A 20000mAh power bank hits the sweet spot for most users — enough for 3+ full charges of a standard phone while still being portable enough to carry daily. Larger capacities exist (26,800mAh is the maximum allowed on most airlines without special approval), but they’re heavier and often not worth the tradeoff.

Common Mistakes

Trusting the mAh number at face value. A 20000mAh power bank never delivers 20000mAh to your phone. Always factor in 30–38% conversion loss. If a brand claims 95%+ efficiency, be skeptical.

Comparing only mAh between power banks. Two 20000mAh power banks can deliver different usable capacity depending on cell quality and circuit design. Check reviews that measure actual output, not just the spec sheet.

Ignoring watt-hours (Wh). Some power banks list capacity in Wh instead of mAh. To convert: Wh = mAh × V ÷ 1000. A 20000mAh / 3.7V power bank = 74Wh. This is also the number airlines care about — most allow up to 100Wh in carry-on luggage.

Using the wrong cable. A USB-A to Micro-USB cable with a USB-C phone? You’re leaving charging speed (and some efficiency) on the table. Match your cable to your phone’s port and the power bank’s highest output port.

Frequently Asked Questions

Q: Can a 20000mAh power bank charge a laptop? A: Some can, if they support USB-C PD output at 45W or higher. Most laptops require 30–65W. A 20000mAh (74Wh) power bank can add roughly 50–70% charge to an ultrabook like a MacBook Air. Check that the power bank’s PD output wattage matches your laptop’s requirements.
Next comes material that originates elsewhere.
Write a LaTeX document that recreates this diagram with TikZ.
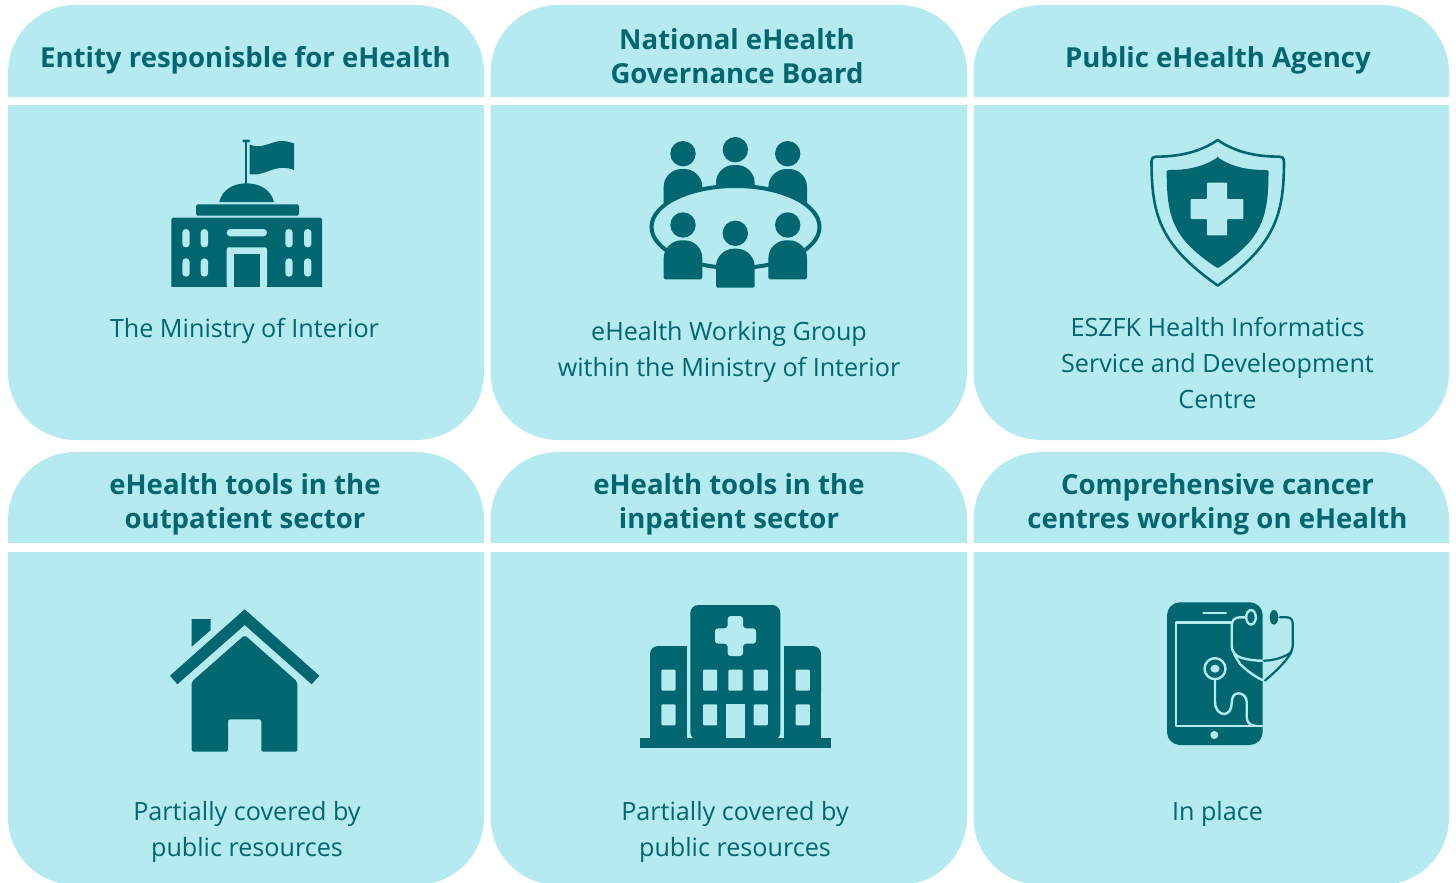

Q: How long does it take to fully charge a 20000mAh power bank? A: With an 18W charger, expect 6–8 hours. With a 25–30W charger, around 4–5 hours. Some models with dual input can charge faster. Overnight charging is the most practical approach for most users.

Q: Does pass-through charging reduce the number of phone charges? A: Slightly. Pass-through charging (charging your phone while the power bank itself is charging) generates additional heat, reducing overall efficiency by approximately 5–10%. It’s convenient but not the most efficient way to use your power bank.

Q: How many charge cycles does a 20000mAh power bank last? A: Most quality power banks last 500+ charge cycles before capacity drops to 80% of original. This means if you charge and drain it completely once per week, it should last roughly 8–10 years before significant degradation. In practice, power banks last 3–5 years before other factors (cable wear, connector loosening, internal resistance) become issues.

Q: Is 20000mAh enough for a week-long trip? A: For phone-only use, a 20000mAh power bank provides 3–4 full charges. If you charge your phone once per day and use the power bank as a supplement (topping off from 30–40%), it can stretch to cover 5–7 days of travel. For heavier use or multiple devices, consider bringing two or a larger capacity model.

Summary

A 20000mAh power bank delivers approximately 13,000–14,000mAh of usable charging capacity after accounting for voltage conversion losses. For standard phones like the iPhone 16 or Samsung Galaxy S25, that translates to 3–4 full charges. Larger phones with 5,000mAh batteries get closer to 2.5–3 charges. The exact number depends on the power bank’s conversion efficiency, charging protocol, cable quality, and ambient temperature.